1.  Give board books to your baby.  Talk about the pictures.  Read simple rhyming stories aloud (helps develop phonemic awareness).

2.  Get a library card. Read books to your toddler every day. Talk about the story (increases vocabulary).  Some favorites:

  • Are You My Mother?
  • The King, the Mice, and the Cheese
  • Go, Dog, Go
  • The Best Nest
  • Hop on Pop

3.  Give your preschoolers games to play with that will help them develop mental and motor skills (not those noisy electronic games that do everything for them).  Some suggestions:

  • Matching pictures (teaches children to pay attention to details, differences).
  • Matching shapes or colors or numbers.
  • String large beads on a shoelace—only when your child is old enough to keep the beads out of her mouth (helps develop eye-hand co-ordination).
  • Simple puzzles—wooden puzzles are more durable for younger children (teaches sequencing).
  • Wood Blocks and/or Legos or Lego Duplos (for building, counting, adding, sorting, following directions, etc.).
  • Fat crayons and blank paper (small motor development).

4.  Play games with words and numbers (vocabulary development, listening and thinking skills, following directions).

  • Example:  “I’m thinking of something that is in the kitchen.  You can eat it.  It is red.
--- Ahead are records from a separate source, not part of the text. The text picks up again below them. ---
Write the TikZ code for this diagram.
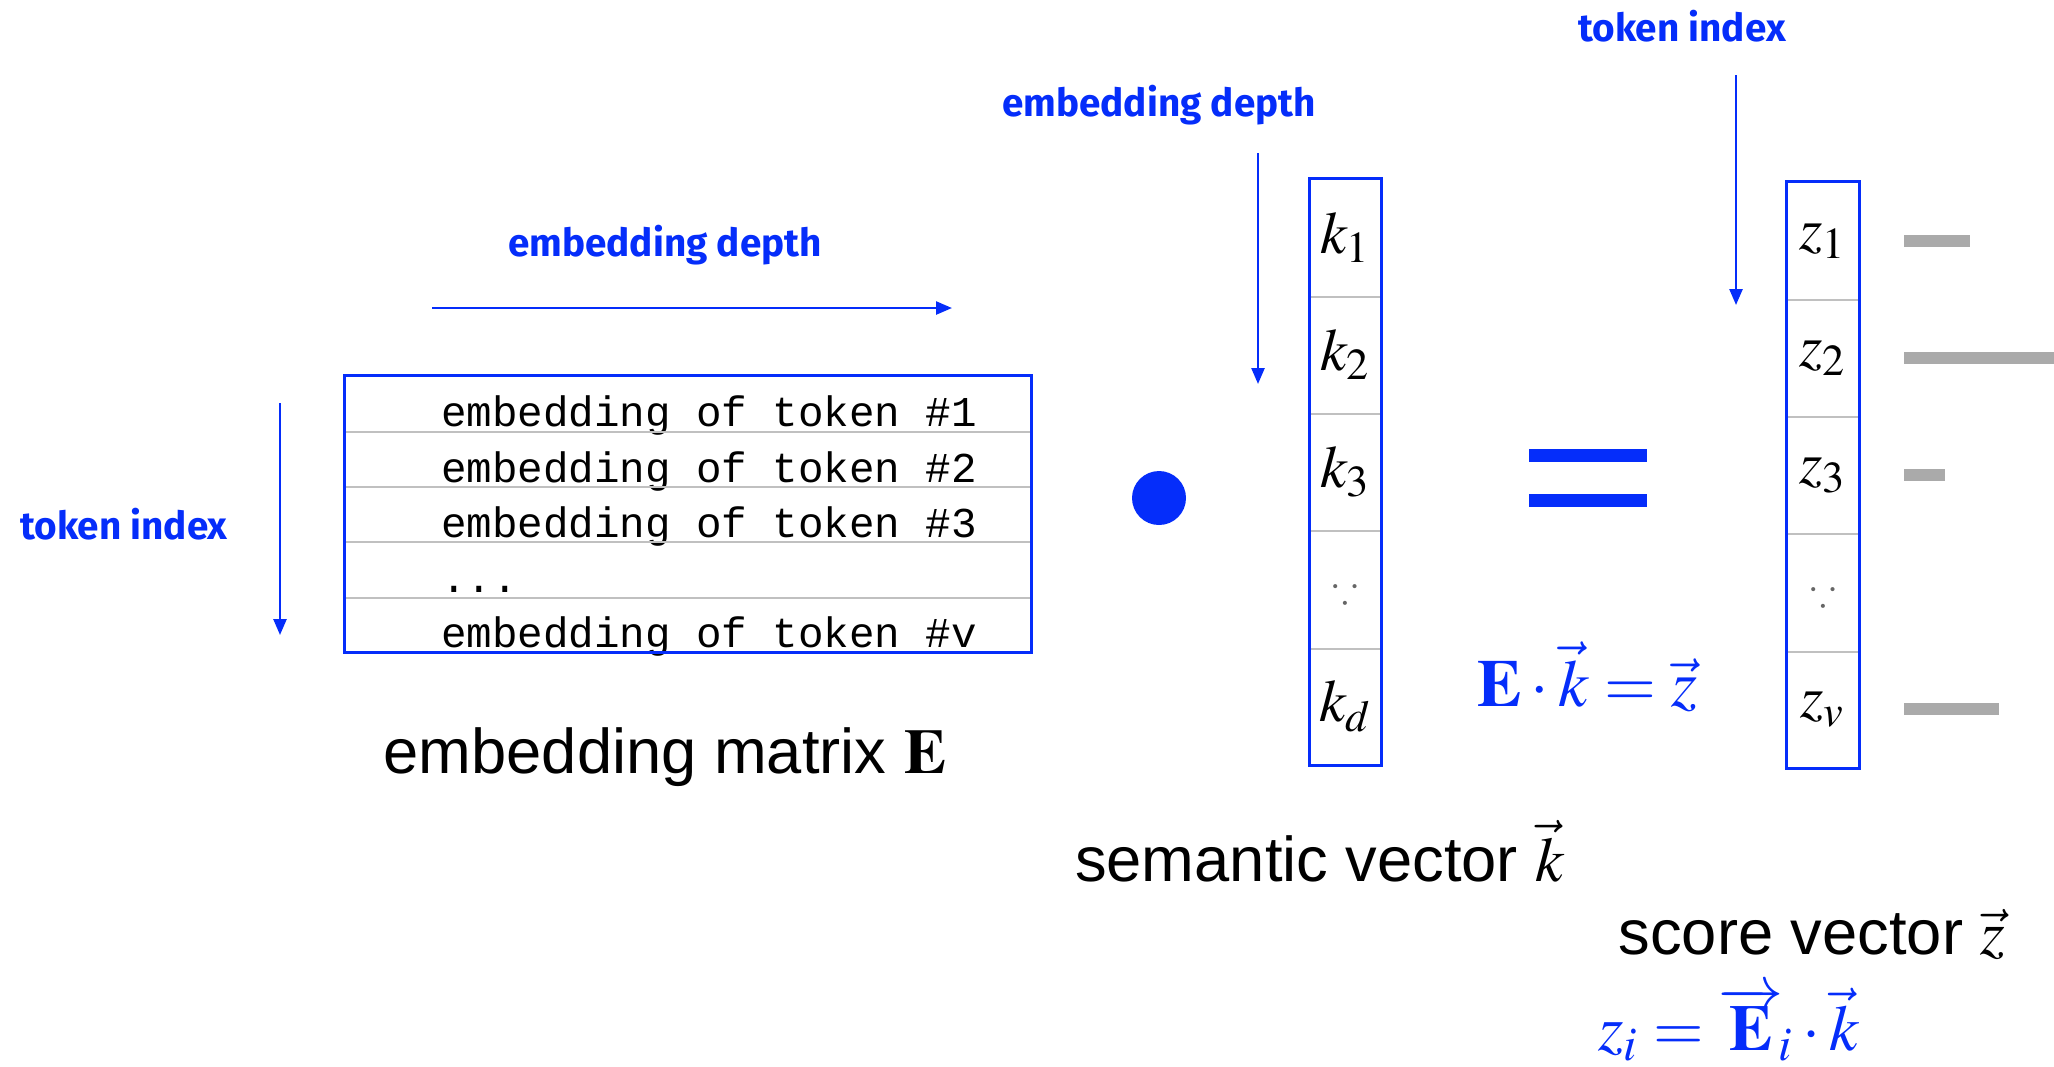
\documentclass[tikz,border=0pt]{standalone}
\usepackage{amssymb}
\usepackage{mathptmx}
\usepackage[no-math]{fontspec}
\setmainfont{Liberation Sans}
\newfontfamily\monofont{Liberation Mono}
\newfontfamily\handfont{Fira Sans}
\usetikzlibrary{arrows.meta, positioning, calc}
\definecolor{cBlue}{RGB}{5,45,250}
\definecolor{cBar}{RGB}{170,170,170}
\definecolor{cRule}{RGB}{192,192,192}
\newcommand{\mdots}{...}
\newcommand{\celldots}{{\color{black!60}\fontsize{11}{12}\selectfont$\because$}}
\tikzset{
	dirlabel/.style={font=\handfont\bfseries\fontsize{11}{13}\selectfont, text=cBlue, inner sep=0pt},
	dirarrow/.style={-{Triangle[length=1.6mm, width=1.3mm]}, draw=cBlue, line width=0.25mm},
	rowbox/.style={rectangle, minimum width=68.6mm, minimum height=5.52mm, inner sep=0pt},
	rowtext/.style={anchor=base west, font=\monofont\fontsize{12.1}{14}\selectfont, inner sep=0pt},
	cellbox/.style={rectangle, minimum width=7.1mm, minimum height=11.72mm, inner sep=0pt, font=\fontsize{17}{20}\selectfont},
	caption/.style={font=\fontsize{18}{22}\selectfont, inner sep=0pt},
	sepline/.style={draw=cRule, line width=0.2mm},
	outline/.style={draw=cBlue, line width=0.3mm},
	scorebar/.style={draw=cBar, line width=1.2mm},
}

\begin{document}
\begin{tikzpicture}[x=0.1mm, y=-0.1mm]
	\useasboundingbox (0,0) rectangle (2054,1066);
	% embedding matrix
	\foreach \i/\txt in {1/embedding of token \#1, 2/embedding of token \#2, 3/embedding of token \#3, 4/\mdots, 5/embedding of token \#v} {
		\node[rowbox] (row\i) at (688,{376+55.2*(\i-0.5)}) {};
		\node[rowtext] (txt\i) at ([xshift=9.6mm, yshift=0.5mm]row\i.south west) {\txt};
	}
	\foreach \i in {1,...,4}
		\draw[sepline] (row\i.south west) -- (row\i.south east);
	\draw[outline] (row1.north west) rectangle (row5.south east);
	\node[caption] (emat) at (665,757) {embedding matrix $\mathbf{E}$};
	% matrix axes
	\node[dirlabel] (depthA) at (665,245) {embedding depth};
	\coordinate (hd0) at (432,308);
	\coordinate (hd1) at (952,308);
	\draw[dirarrow] (hd0) -- (hd1);
	\node[dirlabel] (indexA) at (124,524) {token index};
	\coordinate (vd0) at (280,403);
	\coordinate (vd1) at (280,635);
	\draw[dirarrow] (vd0) -- (vd1);
	% dot product
	\node[circle, fill=cBlue, minimum size=5.4mm, inner sep=0pt] (dot) at (1159,498) {};
	% semantic vector
	\foreach \i/\ent in {1/$k_1$, 2/$k_2$, 3/$k_3$, 4/\celldots, 5/$k_d$}
		\node[cellbox] (k\i) at (1345.5,{179+117.2*(\i-0.5)}) {\ent};
	\foreach \i in {1,...,4}
		\draw[sepline] (k\i.south west) -- (k\i.south east);
	\draw[outline] (k1.north west) rectangle (k5.south east);
	\node[dirlabel] (depthB) at (1159,105) {embedding depth};
	\coordinate (kd0) at (1258,153);
	\coordinate (kd1) at (1258,384);
	\draw[dirarrow] (kd0) -- (kd1);
	\node[caption] (svec) at (1320,851) {semantic vector $\vec{k}$};
	% equals
	\fill[cBlue] (1529,449) rectangle (1647,462);
	\fill[cBlue] (1529,494) rectangle (1647,507);
	\node[text=cBlue, font=\fontsize{19}{22}\selectfont, inner sep=0pt] (eqn) at (1587,677) {$\mathbf{E}\cdot\vec{k}=\vec{z}$};
	% score vector
	\foreach \i/\ent in {1/$z_1$, 2/$z_2$, 3/$z_3$, 4/\celldots, 5/$z_v$}
		\node[cellbox] (z\i) at (1823,{182+117.2*(\i-0.5)}) {\ent};
	\foreach \i in {1,...,4}
		\draw[sepline] (z\i.south west) -- (z\i.south east);
	\draw[outline] (z1.north west) rectangle (z5.south east);
	\node[dirlabel] (indexB) at (1682,26) {token index};
	\coordinate (zd0) at (1736,75);
	\coordinate (zd1) at (1736,305);
	\draw[dirarrow] (zd0) -- (zd1);
	\draw[scorebar] ([xshift=4.5mm]z1.east) -- ++(66,0);
	\draw[scorebar] ([xshift=4.5mm]z2.east) -- ++(150,0);
	\draw[scorebar] ([xshift=4.5mm]z3.east) -- ++(41,0);
	\draw[scorebar] ([xshift=4.5mm]z5.east) -- ++(95,0);
	\node[caption] (zvec) at (1812,934) {score vector $\vec{z}$};
	\node[text=cBlue, font=\fontsize{18.5}{22}\selectfont, inner sep=0pt] (zeqn) at (1729,1024) {$z_i=\overrightarrow{\mathbf{E}}_{\!i}\cdot\vec{k}$};
\end{tikzpicture}
\end{document}
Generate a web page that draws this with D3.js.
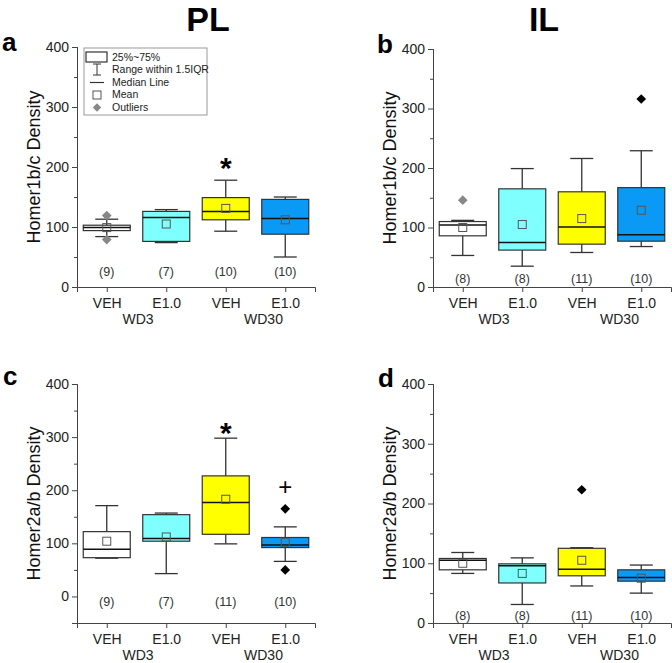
<!DOCTYPE html>
<html>
<head>
<meta charset="utf-8">
<script src="https://cdn.jsdelivr.net/npm/d3@7"></script>
<style>
    body { margin: 0; background: #fff; }
    svg { font-family: "Liberation Sans", Arial, sans-serif; }
</style>
</head>
<body>
<div id="chart"></div>
<script>
// Categories
const groups = ['VEH', 'E1.0', 'VEH', 'E1.0'];
const days = ['WD3', 'WD30'];

// Panel a: PL Homer1b/c
const aLow = [84, 74, 93, 50];
const aQ1 = [94, 76, 112, 88];
const aMedian = [99, 116, 126, 114];
const aQ3 = [103, 126, 149, 146];
const aHigh = [113, 129, 178, 150];
const aMean = [99, 105, 131, 112];
const aOutliers = [[119, 79], [], [], []];
const aN = ['(9)', '(7)', '(10)', '(10)'];

// Panel b: IL Homer1b/c
const bLow = [53, 35, 58, 68];
const bQ1 = [86, 62, 72, 77];
const bMedian = [104, 75, 101, 88];
const bQ3 = [110, 165, 160, 167];
const bHigh = [112, 199, 216, 229];
const bMean = [100, 105, 115, 129];
const bOutliers = [[146], [], [], [316]];
const bN = ['(8)', '(8)', '(11)', '(10)'];

// Panel c: PL Homer2a/b
const cLow = [72, 43, 99, 66];
const cQ1 = [73, 104, 117, 92];
const cMedian = [89, 109, 177, 97];
const cQ3 = [122, 154, 227, 111];
const cHigh = [171, 157, 298, 131];
const cMean = [104, 112, 183, 102];
const cOutliers = [[], [], [], [165, 50]];
const cN = ['(9)', '(7)', '(11)', '(10)'];

// Panel d: IL Homer2a/b
const dLow = [83, 31, 62, 50];
const dQ1 = [89, 67, 79, 70];
const dMedian = [105, 96, 90, 76];
const dQ3 = [108, 99, 125, 89];
const dHigh = [118, 109, 126, 97];
const dMean = [100, 83, 105, 75];
const dOutliers = [[], [], [223], []];
const dN = ['(8)', '(8)', '(11)', '(10)'];

// Significance marks [group index, value, symbol]
const aMarks = [[2, 218, '*']];
const cMarks = [[2, 329, '*'], [3, 206, '+']];

const fills = ['#ffffff', '#80ffff', '#ffff00', '#0a99f5'];
const stroke = '#333';

const svg = d3.select('#chart')
    .append('svg')
    .attr('width', 672)
    .attr('height', 663);

function buildBoxes(low, q1, median, q3, high, mean, outliers) {
    return groups.map((g, i) => ({
        i: i,
        low: low[i], q1: q1[i], median: median[i], q3: q3[i], high: high[i],
        mean: mean[i], outliers: outliers[i]
    }));
}

function drawPanel(opt) {
    const g = svg.append('g');
    const x = d3.scalePoint()
        .domain(d3.range(groups.length))
        .range([opt.left, opt.left + 238])
        .padding(0.5);
    const y = d3.scaleLinear()
        .domain(opt.domain)
        .range([opt.bottom, opt.top]);

    const boxW = 47, capW = 23;

    // Axes
    const yMajor = d3.axisLeft(y).tickValues([0, 100, 200, 300, 400]).tickSize(5).tickPadding(3);
    const yMinor = d3.axisLeft(y)
        .tickValues(d3.range(opt.domain[0] < 0 ? -50 : 50, 400, 100))
        .tickSize(3).tickFormat('');
    g.append('g').attr('transform', `translate(${opt.left},0)`).call(yMinor);
    g.append('g').attr('transform', `translate(${opt.left},0)`).call(yMajor)
        .selectAll('text').attr('font-size', 14).attr('fill', '#222');

    g.append('g')
        .attr('transform', `translate(0,${opt.bottom})`)
        .call(d3.axisBottom(x).tickSize(5).tickPadding(6).tickFormat(i => groups[i]))
        .selectAll('text').attr('font-size', 14).attr('fill', '#222');

    g.selectAll('.domain, .tick line').attr('stroke', '#444');

    // Day labels under the pairs
    g.selectAll('.day')
        .data(days)
        .enter()
        .append('text')
        .attr('x', (d, k) => (x(k * 2) + x(k * 2 + 1)) / 2 + (k === 0 ? 1.5 : 8))
        .attr('y', opt.bottom + 37)
        .attr('text-anchor', 'middle')
        .attr('font-size', 14)
        .attr('fill', '#222')
        .text(d => d);

    // Y label
    g.append('text')
        .attr('transform', `translate(${opt.left - 37},${(opt.bottom + y(400)) / 2}) rotate(-90)`)
        .attr('text-anchor', 'middle')
        .attr('font-size', 18)
        .attr('fill', '#111')
        .text(opt.ylabel);

    // Panel letter
    g.append('text')
        .attr('x', opt.letterX)
        .attr('y', opt.letterY)
        .attr('font-size', 26)
        .attr('font-weight', 'bold')
        .text(opt.letter);

    const boxes = g.selectAll('.box')
        .data(opt.boxes)
        .enter()
        .append('g');

    // Whiskers
    boxes.append('line')
        .attr('x1', d => x(d.i)).attr('x2', d => x(d.i))
        .attr('y1', d => y(d.high)).attr('y2', d => y(d.q3))
        .attr('stroke', stroke).attr('stroke-width', 1.3);
    boxes.append('line')
        .attr('x1', d => x(d.i)).attr('x2', d => x(d.i))
        .attr('y1', d => y(d.low)).attr('y2', d => y(d.q1))
        .attr('stroke', stroke).attr('stroke-width', 1.3);
    ['high', 'low'].forEach(k => {
        boxes.append('line')
            .attr('x1', d => x(d.i) - capW / 2).attr('x2', d => x(d.i) + capW / 2)
            .attr('y1', d => y(d[k])).attr('y2', d => y(d[k]))
            .attr('stroke', stroke).attr('stroke-width', 1.3);
    });

    // Box
    boxes.append('rect')
        .attr('x', d => x(d.i) - boxW / 2)
        .attr('width', boxW)
        .attr('y', d => y(d.q3))
        .attr('height', d => y(d.q1) - y(d.q3))
        .attr('fill', d => fills[d.i])
        .attr('stroke', stroke)
        .attr('stroke-width', 1.2);

    // Median
    boxes.append('line')
        .attr('x1', d => x(d.i) - boxW / 2).attr('x2', d => x(d.i) + boxW / 2)
        .attr('y1', d => y(d.median)).attr('y2', d => y(d.median))
        .attr('stroke', '#111').attr('stroke-width', 1.5);

    // Mean
    boxes.append('rect')
        .attr('x', d => x(d.i) - 4)
        .attr('y', d => y(d.mean) - 4)
        .attr('width', 8).attr('height', 8)
        .attr('fill', 'none')
        .attr('stroke', '#555')
        .attr('stroke-width', 1);

    // Outliers
    const diamond = d3.symbol().type(d3.symbolDiamond2).size(60);
    boxes.selectAll('.outlier')
        .data(d => d.outliers.map(v => ({ i: d.i, v: v })))
        .enter()
        .append('path')
        .attr('d', diamond)
        .attr('transform', d => `translate(${x(d.i)},${y(d.v)})`)
        .attr('fill', d => opt.grayOutliers.includes(d.i) ? '#888' : '#000');

    // n labels
    g.selectAll('.n')
        .data(opt.n)
        .enter()
        .append('text')
        .attr('x', (d, i) => x(i))
        .attr('y', opt.bottom - opt.nOffset)
        .attr('dy', '0.35em')
        .attr('text-anchor', 'middle')
        .attr('font-size', 12.5)
        .attr('fill', '#333')
        .text(d => d);

    // Significance marks
    g.selectAll('.mark')
        .data(opt.marks)
        .enter()
        .append('text')
        .attr('x', d => x(d[0]))
        .attr('y', d => y(d[1]))
        .attr('dy', d => d[2] === '*' ? '0.72em' : '0.35em')
        .attr('text-anchor', 'middle')
        .attr('font-size', d => d[2] === '*' ? 30 : 24)
        .attr('font-weight', d => d[2] === '*' ? 'bold' : 'normal')
        .text(d => d[2]);
}

// Titles
svg.selectAll('.title')
    .data([['PL', 208], ['IL', 544]])
    .enter()
    .append('text')
    .attr('x', d => d[1])
    .attr('y', 31)
    .attr('text-anchor', 'middle')
    .attr('font-size', 34)
    .attr('font-weight', 'bold')
    .text(d => d[0]);

drawPanel({
    letter: 'a', letterX: 2, letterY: 51,
    left: 77, top: 47, bottom: 287, domain: [0, 400],
    ylabel: 'Homer1b/c Density',
    boxes: buildBoxes(aLow, aQ1, aMedian, aQ3, aHigh, aMean, aOutliers),
    grayOutliers: [0], n: aN, nOffset: 15, marks: aMarks
});
drawPanel({
    letter: 'b', letterX: 377, letterY: 53,
    left: 433, top: 49, bottom: 287, domain: [0, 400],
    ylabel: 'Homer1b/c Density',
    boxes: buildBoxes(bLow, bQ1, bMedian, bQ3, bHigh, bMean, bOutliers),
    grayOutliers: [0], n: bN, nOffset: 8, marks: []
});
drawPanel({
    letter: 'c', letterX: 3, letterY: 385,
    left: 77, top: 384, bottom: 623, domain: [-50, 400],
    ylabel: 'Homer2a/b Density',
    boxes: buildBoxes(cLow, cQ1, cMedian, cQ3, cHigh, cMean, cOutliers),
    grayOutliers: [], n: cN, nOffset: 21, marks: cMarks
});
drawPanel({
    letter: 'd', letterX: 378, letterY: 387,
    left: 433, top: 384, bottom: 623, domain: [0, 400],
    ylabel: 'Homer2a/b Density',
    boxes: buildBoxes(dLow, dQ1, dMedian, dQ3, dHigh, dMean, dOutliers),
    grayOutliers: [], n: dN, nOffset: 7, marks: []
});

// Legend in panel a
const legend = svg.append('g').attr('transform', 'translate(84,48)');
legend.append('rect')
    .attr('width', 123).attr('height', 67)
    .attr('fill', '#fff').attr('stroke', '#999');
const legendItems = ['25%~75%', 'Range within 1.5IQR', 'Median Line', 'Mean', 'Outliers'];
legend.selectAll('.item')
    .data(legendItems)
    .enter()
    .append('text')
    .attr('x', 28)
    .attr('y', (d, i) => 9 + i * 12.6)
    .attr('dy', '0.35em')
    .attr('font-size', 10.5)
    .attr('fill', '#222')
    .text(d => d);
legend.append('rect').attr('x', 2).attr('y', 4).attr('width', 21).attr('height', 10)
    .attr('fill', '#fff').attr('stroke', stroke).attr('stroke-width', 1.2);
legend.append('line').attr('x1', 13).attr('x2', 13).attr('y1', 16).attr('y2', 27).attr('stroke', stroke);
legend.append('line').attr('x1', 9).attr('x2', 17).attr('y1', 16).attr('y2', 16).attr('stroke', stroke);
legend.append('line').attr('x1', 9).attr('x2', 17).attr('y1', 27).attr('y2', 27).attr('stroke', stroke);
legend.append('line').attr('x1', 6).attr('x2', 20).attr('y1', 34.5).attr('y2', 34.5).attr('stroke', stroke).attr('stroke-width', 1.2);
legend.append('rect').attr('x', 9).attr('y', 43).attr('width', 8).attr('height', 8)
    .attr('fill', 'none').attr('stroke', '#555');
legend.append('path')
    .attr('d', d3.symbol().type(d3.symbolDiamond2).size(45))
    .attr('transform', 'translate(13,59.5)')
    .attr('fill', '#888');
</script>
</body>
</html>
It has sort of a round shape. It grows on a tree. It can fit in my hand. What is it?  (An apple.)  Give more clues if they can’t guess the object.
  • Example:  Give your child a few wood blocks (5 or 10) in a basket.  Say: “Take two blocks out of the basket.  Now, take out one more.  Count them. How many blocks are outside of the basket?  How many are left inside the basket?”

5.  Give your child balls in various sizes. Roll a ball back and forth with your toddler. Play catch, or kick a ball back and forth with your preschooler (co-ordination, co-operation, sharing).

Read, talk, and play together often.  You are developing your child’s vocabulary, phonemic awareness, listening skills, thinking skills, observation skills, small motor skills, and the ability to follow directions and co-operate with others.  This is valuable training for when your child is ready to begin reading and writing in school.